Select, from the data, each line where "LaTeX" occurs.

RECORDS FOR THIS TASK »
━━━━━━━━━━━━━━━━

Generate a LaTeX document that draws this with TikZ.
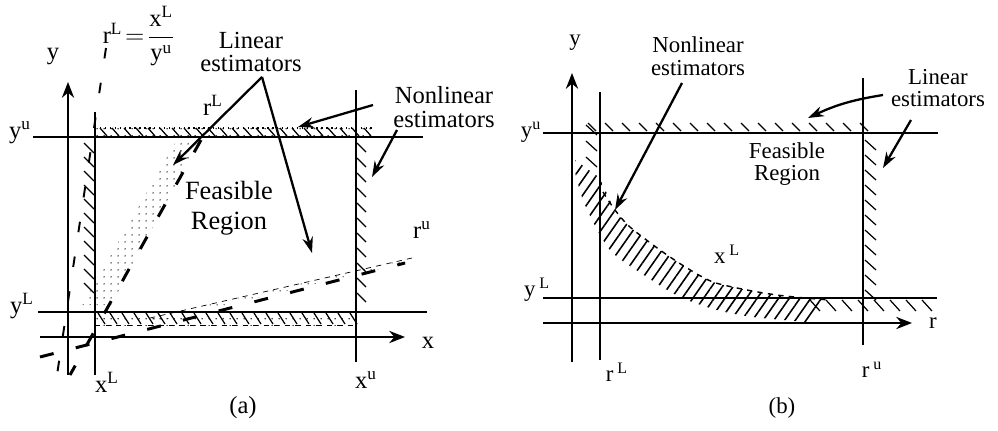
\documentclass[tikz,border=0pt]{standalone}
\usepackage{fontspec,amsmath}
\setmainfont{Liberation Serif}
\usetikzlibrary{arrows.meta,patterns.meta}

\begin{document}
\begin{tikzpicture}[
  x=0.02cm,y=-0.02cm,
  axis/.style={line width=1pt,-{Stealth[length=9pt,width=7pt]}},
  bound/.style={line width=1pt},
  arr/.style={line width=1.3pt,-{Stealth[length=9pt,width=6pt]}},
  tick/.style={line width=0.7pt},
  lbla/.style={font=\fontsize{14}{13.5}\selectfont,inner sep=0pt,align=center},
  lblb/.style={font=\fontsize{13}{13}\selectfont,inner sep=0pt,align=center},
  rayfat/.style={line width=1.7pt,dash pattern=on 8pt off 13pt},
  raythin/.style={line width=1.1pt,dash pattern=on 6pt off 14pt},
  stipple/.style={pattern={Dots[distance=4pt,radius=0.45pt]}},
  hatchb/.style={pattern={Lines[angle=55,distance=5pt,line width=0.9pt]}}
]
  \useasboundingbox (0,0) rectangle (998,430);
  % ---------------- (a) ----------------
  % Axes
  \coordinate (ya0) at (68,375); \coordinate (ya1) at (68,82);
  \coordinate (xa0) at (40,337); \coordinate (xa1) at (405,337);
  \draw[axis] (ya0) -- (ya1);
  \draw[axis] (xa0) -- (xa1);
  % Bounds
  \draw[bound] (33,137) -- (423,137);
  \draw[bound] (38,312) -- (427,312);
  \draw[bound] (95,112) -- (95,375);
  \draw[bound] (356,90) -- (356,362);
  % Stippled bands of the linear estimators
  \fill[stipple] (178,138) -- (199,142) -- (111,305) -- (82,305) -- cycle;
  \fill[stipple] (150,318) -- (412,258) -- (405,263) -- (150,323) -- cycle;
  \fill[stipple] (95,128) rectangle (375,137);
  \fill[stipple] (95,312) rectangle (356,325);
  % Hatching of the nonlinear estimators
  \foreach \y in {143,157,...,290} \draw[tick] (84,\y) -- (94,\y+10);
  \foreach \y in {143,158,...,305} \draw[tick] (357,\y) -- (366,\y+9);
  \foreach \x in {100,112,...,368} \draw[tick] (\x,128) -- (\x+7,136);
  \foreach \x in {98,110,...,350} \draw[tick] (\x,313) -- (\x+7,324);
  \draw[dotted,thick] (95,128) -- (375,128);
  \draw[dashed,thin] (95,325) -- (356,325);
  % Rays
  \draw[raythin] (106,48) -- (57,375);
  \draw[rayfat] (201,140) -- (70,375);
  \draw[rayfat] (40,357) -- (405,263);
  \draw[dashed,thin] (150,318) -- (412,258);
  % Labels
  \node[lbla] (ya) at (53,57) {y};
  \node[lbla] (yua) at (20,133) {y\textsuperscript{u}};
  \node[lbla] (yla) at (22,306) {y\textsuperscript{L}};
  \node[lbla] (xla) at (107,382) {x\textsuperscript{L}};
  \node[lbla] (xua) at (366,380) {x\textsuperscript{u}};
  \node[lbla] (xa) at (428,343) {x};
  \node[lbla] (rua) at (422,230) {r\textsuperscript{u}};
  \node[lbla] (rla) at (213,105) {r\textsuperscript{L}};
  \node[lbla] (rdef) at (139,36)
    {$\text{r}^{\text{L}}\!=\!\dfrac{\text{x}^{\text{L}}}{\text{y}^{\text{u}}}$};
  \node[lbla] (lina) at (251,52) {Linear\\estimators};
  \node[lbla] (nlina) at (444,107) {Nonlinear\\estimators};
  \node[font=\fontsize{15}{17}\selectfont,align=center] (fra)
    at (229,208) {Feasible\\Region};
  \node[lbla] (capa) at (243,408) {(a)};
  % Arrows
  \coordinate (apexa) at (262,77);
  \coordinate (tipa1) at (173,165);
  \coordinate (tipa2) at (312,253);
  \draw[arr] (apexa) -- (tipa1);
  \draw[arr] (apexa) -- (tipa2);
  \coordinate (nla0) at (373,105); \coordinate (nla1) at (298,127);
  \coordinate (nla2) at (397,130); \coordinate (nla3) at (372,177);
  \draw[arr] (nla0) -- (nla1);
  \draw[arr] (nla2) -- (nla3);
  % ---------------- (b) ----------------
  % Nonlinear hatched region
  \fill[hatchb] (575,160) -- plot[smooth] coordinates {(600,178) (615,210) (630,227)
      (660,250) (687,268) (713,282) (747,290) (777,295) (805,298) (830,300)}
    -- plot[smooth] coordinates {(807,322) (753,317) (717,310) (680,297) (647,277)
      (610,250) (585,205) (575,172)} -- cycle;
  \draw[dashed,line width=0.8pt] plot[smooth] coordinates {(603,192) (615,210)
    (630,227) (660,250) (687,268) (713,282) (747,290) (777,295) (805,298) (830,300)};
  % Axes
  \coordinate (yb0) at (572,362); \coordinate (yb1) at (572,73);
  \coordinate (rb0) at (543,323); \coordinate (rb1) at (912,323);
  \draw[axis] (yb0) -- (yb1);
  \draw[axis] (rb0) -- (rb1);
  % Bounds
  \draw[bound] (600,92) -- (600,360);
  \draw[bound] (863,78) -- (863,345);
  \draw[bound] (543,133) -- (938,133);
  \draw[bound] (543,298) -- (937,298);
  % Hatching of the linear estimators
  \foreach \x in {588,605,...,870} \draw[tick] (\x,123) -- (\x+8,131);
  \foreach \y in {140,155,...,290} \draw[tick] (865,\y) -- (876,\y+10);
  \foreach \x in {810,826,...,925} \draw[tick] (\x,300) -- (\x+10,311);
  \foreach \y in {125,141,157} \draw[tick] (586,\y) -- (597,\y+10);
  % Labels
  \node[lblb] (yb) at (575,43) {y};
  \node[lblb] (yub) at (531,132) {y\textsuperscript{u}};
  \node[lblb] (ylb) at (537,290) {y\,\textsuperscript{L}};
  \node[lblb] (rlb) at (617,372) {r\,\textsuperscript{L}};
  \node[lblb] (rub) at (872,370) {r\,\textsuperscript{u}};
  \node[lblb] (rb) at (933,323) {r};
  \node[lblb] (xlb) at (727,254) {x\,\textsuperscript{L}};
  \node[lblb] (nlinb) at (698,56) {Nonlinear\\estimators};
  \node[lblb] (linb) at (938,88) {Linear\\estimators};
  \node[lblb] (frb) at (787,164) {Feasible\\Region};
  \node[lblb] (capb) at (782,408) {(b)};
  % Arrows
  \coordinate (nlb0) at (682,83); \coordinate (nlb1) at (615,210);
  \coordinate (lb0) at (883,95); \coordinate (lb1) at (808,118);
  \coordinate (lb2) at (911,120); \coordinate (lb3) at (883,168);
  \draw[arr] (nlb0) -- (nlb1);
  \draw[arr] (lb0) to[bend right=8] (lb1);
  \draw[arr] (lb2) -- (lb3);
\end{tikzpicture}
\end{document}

━━━━━━━━━━━━━━━━

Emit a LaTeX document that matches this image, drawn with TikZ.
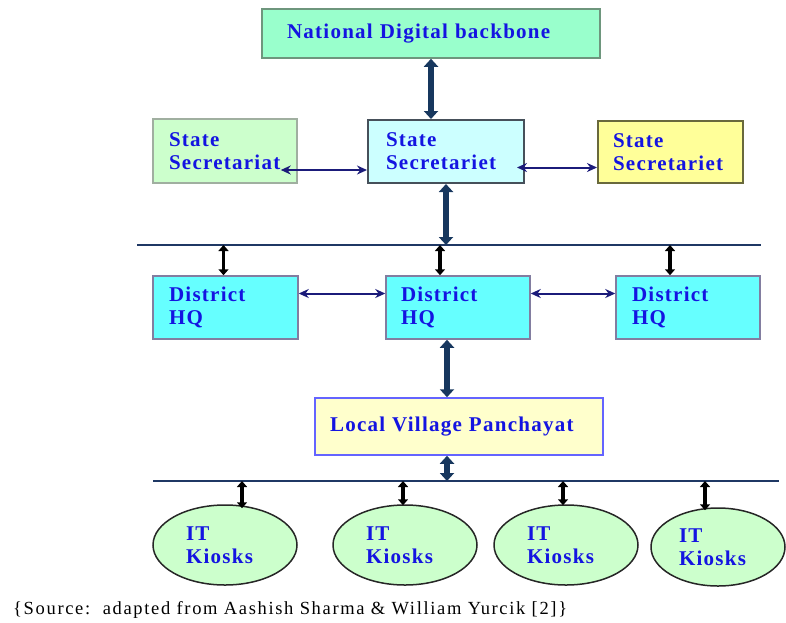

━━━━━━━━━━━━━━━━

RESULT »
Generate a LaTeX document that draws this with TikZ.
Emit a LaTeX document that matches this image, drawn with TikZ.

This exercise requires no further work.